**GOAL OF THE EXERCISE:** Below are the records. Retype, exactly, the lines from the first through the line with "var chart = echarts.init(document.getElementById('c'));", and leave out the pictures.

**Code that draws figures:**

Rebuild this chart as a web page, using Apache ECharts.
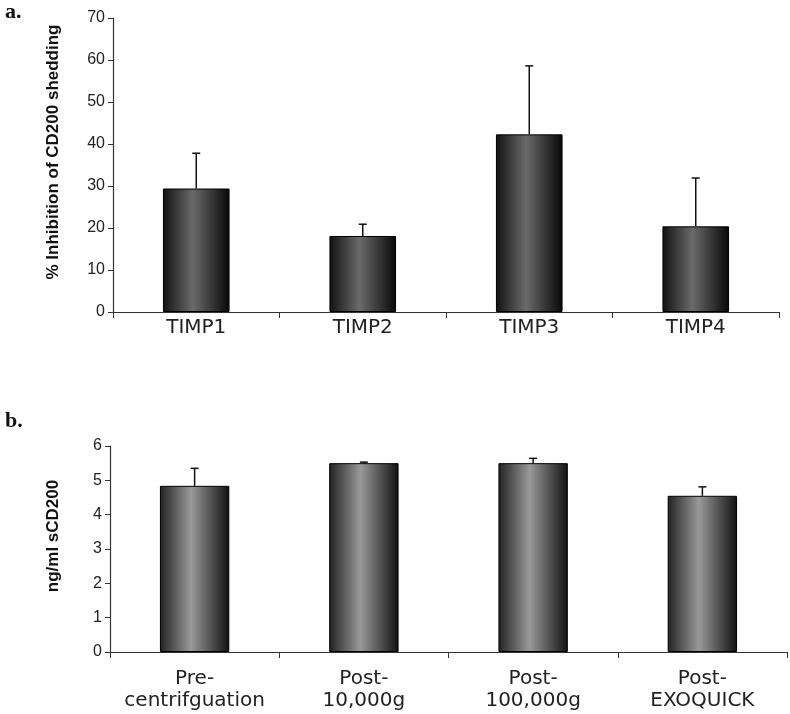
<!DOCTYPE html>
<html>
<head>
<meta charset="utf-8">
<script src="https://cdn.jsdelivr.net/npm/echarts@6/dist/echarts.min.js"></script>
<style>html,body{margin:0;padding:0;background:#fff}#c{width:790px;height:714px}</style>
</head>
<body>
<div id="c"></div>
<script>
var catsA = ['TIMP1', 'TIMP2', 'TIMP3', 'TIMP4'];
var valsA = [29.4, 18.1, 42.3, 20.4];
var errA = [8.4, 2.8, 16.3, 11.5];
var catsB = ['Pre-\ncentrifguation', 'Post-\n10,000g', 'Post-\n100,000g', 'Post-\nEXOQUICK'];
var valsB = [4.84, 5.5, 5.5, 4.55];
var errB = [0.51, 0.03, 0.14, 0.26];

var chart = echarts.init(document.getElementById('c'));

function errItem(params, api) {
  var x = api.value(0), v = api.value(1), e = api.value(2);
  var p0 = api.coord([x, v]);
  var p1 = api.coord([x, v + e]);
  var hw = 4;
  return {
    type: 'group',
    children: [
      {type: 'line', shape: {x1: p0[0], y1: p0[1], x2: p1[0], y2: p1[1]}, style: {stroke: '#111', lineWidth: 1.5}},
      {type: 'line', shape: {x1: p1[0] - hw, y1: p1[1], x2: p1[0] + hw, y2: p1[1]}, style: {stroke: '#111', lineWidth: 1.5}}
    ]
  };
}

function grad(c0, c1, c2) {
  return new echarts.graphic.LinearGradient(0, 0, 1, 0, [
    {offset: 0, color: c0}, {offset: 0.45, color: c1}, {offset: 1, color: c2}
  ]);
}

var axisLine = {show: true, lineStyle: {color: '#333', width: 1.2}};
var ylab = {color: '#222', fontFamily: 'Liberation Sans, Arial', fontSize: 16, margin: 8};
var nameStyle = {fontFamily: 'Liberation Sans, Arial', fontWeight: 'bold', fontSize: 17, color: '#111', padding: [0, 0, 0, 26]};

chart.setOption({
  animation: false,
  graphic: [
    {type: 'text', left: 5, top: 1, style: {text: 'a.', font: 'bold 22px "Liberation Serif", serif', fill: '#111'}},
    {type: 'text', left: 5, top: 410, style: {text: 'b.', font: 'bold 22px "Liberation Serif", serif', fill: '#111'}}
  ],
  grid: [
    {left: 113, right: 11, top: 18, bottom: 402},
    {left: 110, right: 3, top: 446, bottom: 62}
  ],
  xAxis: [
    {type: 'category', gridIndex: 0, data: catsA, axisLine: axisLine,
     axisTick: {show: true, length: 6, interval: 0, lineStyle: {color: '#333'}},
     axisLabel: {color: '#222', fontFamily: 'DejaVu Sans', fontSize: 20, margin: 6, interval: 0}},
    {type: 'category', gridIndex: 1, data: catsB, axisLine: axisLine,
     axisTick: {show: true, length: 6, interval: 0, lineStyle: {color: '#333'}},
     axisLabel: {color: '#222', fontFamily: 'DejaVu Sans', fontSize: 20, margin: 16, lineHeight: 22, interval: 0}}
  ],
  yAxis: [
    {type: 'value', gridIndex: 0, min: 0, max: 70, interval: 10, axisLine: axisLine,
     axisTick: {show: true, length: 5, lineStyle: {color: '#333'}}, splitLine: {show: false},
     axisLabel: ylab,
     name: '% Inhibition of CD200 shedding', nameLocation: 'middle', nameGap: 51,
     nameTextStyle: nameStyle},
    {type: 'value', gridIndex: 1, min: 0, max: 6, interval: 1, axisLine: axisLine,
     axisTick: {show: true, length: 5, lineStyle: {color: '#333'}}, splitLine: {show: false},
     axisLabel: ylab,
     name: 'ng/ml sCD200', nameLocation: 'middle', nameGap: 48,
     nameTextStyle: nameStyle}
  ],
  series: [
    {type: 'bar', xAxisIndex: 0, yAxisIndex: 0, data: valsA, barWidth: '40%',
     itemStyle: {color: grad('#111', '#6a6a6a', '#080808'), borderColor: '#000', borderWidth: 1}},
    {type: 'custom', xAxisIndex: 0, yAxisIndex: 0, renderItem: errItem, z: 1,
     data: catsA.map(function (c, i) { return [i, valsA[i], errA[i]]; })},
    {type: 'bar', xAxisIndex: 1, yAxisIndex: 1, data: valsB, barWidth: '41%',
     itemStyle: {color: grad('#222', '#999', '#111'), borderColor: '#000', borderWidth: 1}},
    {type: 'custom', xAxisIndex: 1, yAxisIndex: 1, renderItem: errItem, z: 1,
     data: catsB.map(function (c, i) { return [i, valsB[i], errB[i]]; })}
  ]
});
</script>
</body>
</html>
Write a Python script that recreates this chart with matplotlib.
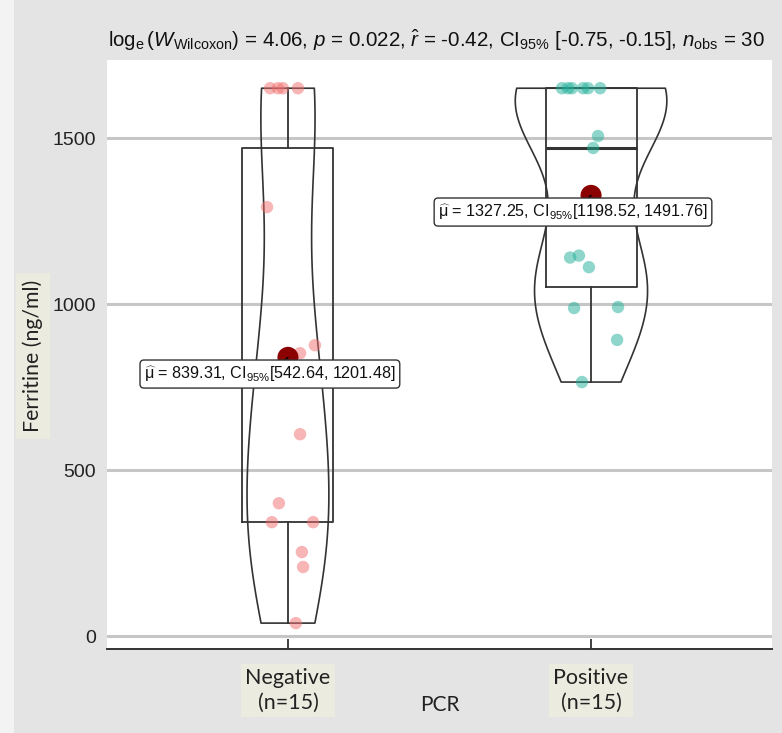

**FULL OUTPUT:**
Rebuild this chart as a web page, using Apache ECharts.
<!DOCTYPE html>
<html>
<head>
<meta charset="utf-8">
<script src="https://cdn.jsdelivr.net/npm/echarts@6/dist/echarts.min.js"></script>
<style>html,body{margin:0;padding:0;background:#fff}#c{width:790px;height:714px}</style>
</head>
<body>
<div id="c"></div>
<script>
var catsA = ['TIMP1', 'TIMP2', 'TIMP3', 'TIMP4'];
var valsA = [29.4, 18.1, 42.3, 20.4];
var errA = [8.4, 2.8, 16.3, 11.5];
var catsB = ['Pre-\ncentrifguation', 'Post-\n10,000g', 'Post-\n100,000g', 'Post-\nEXOQUICK'];
var valsB = [4.84, 5.5, 5.5, 4.55];
var errB = [0.51, 0.03, 0.14, 0.26];

var chart = echarts.init(document.getElementById('c'));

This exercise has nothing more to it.